Appeal from the United States District Court for the Eastern District of Wisconsin. No. 98 C 979--Thomas J. Curran, Judge.

Before Posner, Chief Judge, and Coffey and Easterbrook, Circuit Judges.

Posner, Chief Judge.

The stringent limitations that the Antiterrorism and Effective Death Penalty Act places on the filing of a second or successive petition for habeas corpus (or its federal prisoner's counterpart, a motion under 28 U.S.C. § 2255) make it vital to determine whether a previous petition (or motion) was "the real thing" that ought to subject the petitioner or movant to those limitations. The essential point is that a prisoner is entitled to one unencumbered opportunity to receive a decision on the merits. The polar cases that elucidate this principle are easy: where the petition was not accepted for filing, e.g., Stewart v. Martinez- Villareal, 523 U.S. 637, 643-45 (1998); O'Connor v. United States, 133 F.3d 548 (7th Cir. 1998); Benton v. Washington, 106 F.3d 162 (7th Cir. 1996); In re Moore, 196 F.3d 252, 255 (D.C. Cir. 1999), and where the petition was rejected on the merits. E.g., In re Page, 179 F.3d 1024, 1025 (7th Cir. 1999); Bennett v. United States, 119 F.3d 470 (7th Cir. 1997); Pratt v. United States, 129 F.3d 54, 60 (1st Cir. 1997). Nesting within these extremes is a further division between cases in which the petitioner withdraws his petition before he has any reason to think it is going to be denied (maybe he realizes that because of lack of legal assistance he cannot articulate his legal claim) and cases in which he withdraws it when it becomes clear to him that it is indeed about to be denied. The first type of case is illustrated by Garrett v. United States, 178 F.3d 940 (7th Cir. 1999) (per curiam), and Haro-Arteaga v. United States, 199 F.3d 1195 (10th Cir. 1999) (per curiam), and the second by Felder v. McVicar, 113 F.3d 696 (7th Cir. 1997). We must decide which of the two types the present case is closer to.

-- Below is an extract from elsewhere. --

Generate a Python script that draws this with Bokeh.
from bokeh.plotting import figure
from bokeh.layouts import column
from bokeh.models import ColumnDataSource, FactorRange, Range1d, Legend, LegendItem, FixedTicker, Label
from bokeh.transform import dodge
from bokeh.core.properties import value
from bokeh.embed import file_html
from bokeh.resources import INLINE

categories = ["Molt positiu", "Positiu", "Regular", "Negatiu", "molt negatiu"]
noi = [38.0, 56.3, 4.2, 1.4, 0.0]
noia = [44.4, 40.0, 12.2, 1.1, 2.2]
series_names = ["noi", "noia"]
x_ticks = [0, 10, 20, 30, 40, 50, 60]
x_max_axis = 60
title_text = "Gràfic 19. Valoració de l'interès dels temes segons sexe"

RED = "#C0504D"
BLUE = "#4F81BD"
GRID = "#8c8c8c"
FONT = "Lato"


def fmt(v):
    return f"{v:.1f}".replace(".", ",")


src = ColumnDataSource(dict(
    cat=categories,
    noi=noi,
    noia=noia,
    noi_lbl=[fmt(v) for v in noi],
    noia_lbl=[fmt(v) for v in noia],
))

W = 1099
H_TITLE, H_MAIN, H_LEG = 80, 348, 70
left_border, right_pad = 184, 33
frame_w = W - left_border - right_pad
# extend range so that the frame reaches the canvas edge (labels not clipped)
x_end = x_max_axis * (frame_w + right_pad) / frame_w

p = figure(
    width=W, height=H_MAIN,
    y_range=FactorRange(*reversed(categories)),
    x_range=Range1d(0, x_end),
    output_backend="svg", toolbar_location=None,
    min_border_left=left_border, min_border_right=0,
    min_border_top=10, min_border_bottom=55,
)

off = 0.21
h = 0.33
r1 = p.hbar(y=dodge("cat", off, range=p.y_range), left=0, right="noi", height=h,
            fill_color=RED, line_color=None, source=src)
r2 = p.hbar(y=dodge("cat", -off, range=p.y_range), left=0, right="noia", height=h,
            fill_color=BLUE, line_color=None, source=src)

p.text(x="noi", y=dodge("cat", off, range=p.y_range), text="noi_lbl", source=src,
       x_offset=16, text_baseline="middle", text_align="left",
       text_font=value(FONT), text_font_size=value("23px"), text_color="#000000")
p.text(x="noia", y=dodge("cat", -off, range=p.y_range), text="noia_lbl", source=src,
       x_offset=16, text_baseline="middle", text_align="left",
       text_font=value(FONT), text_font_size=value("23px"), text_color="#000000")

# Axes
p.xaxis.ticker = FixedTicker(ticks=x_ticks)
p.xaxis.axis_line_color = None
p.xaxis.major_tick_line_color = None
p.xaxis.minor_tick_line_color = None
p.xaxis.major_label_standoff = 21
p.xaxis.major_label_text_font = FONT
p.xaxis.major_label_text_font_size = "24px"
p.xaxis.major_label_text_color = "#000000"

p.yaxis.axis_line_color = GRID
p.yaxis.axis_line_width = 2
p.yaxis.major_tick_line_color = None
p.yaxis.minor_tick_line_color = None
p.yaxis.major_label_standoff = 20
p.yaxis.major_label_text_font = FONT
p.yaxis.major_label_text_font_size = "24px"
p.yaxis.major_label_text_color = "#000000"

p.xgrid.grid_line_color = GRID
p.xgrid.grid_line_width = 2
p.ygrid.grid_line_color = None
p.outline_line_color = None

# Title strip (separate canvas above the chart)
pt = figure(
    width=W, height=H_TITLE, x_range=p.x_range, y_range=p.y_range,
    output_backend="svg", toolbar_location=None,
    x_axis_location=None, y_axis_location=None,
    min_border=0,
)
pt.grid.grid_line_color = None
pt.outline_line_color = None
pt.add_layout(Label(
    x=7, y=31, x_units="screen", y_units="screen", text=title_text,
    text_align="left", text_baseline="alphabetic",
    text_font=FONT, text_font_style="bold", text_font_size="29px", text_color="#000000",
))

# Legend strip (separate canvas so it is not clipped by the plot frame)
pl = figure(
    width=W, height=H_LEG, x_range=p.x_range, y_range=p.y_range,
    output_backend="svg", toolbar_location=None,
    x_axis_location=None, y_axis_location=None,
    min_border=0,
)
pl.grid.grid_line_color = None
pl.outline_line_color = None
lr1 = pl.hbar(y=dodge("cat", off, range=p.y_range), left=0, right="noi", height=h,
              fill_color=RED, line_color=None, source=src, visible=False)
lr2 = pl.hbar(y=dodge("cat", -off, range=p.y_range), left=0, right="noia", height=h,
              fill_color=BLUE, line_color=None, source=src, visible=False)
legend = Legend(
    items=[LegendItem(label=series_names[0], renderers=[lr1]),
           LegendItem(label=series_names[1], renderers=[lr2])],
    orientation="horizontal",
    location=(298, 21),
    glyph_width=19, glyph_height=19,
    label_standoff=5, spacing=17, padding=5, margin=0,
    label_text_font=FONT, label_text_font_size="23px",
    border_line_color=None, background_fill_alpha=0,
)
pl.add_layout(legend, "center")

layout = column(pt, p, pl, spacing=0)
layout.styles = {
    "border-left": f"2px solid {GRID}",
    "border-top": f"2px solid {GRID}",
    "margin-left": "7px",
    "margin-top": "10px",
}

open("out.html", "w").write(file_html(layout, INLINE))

Potts's first section 2255 motion was met by a brief in opposition arguing in detail that the motion lacked merit. Potts and his lawyer, after conferring about the merits, decided to withdraw the motion; a motion to dismiss was made and granted. We do not see how Potts's 2255 motion could be thought an abortive filing, akin to Garrett, the case in which the movant withdrew his motion because he realized that, lacking as he did legal assistance, his motion failed to present his case. Potts was assisted by counsel, filed a competent motion, and then appears to have realized (though unlike Felder he did not acknowledge) that in light of the government's brief in opposition, the motion was doomed. In these circumstances, it would be unrealistic to treat the dismissal as tantamount to a refusal to accept a filing because of formal deficiencies. He had his opportunity to receive a decision on the merits; he flinched, seeing the handwriting on the wall.

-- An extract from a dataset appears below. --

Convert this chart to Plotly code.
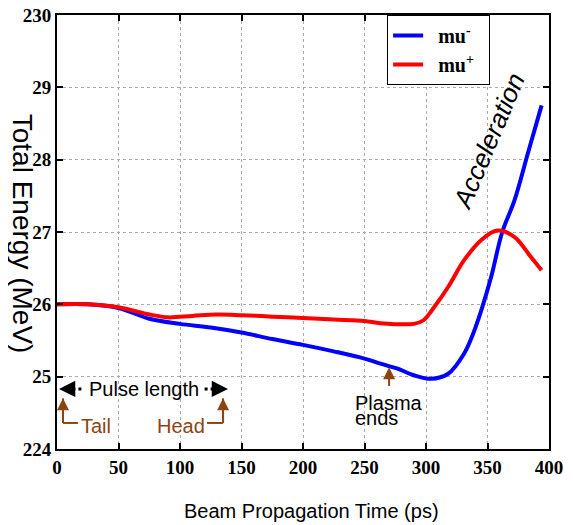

The district court, while noting that Potts had filed a previous 2255 motion, dismissed his present motion as untimely. The court should not have entertained the motion at all, because Potts had failed to demonstrate compliance with the conditions on the filing of a second or successive such motion. The motion was properly dismissed, but for the wrong reason.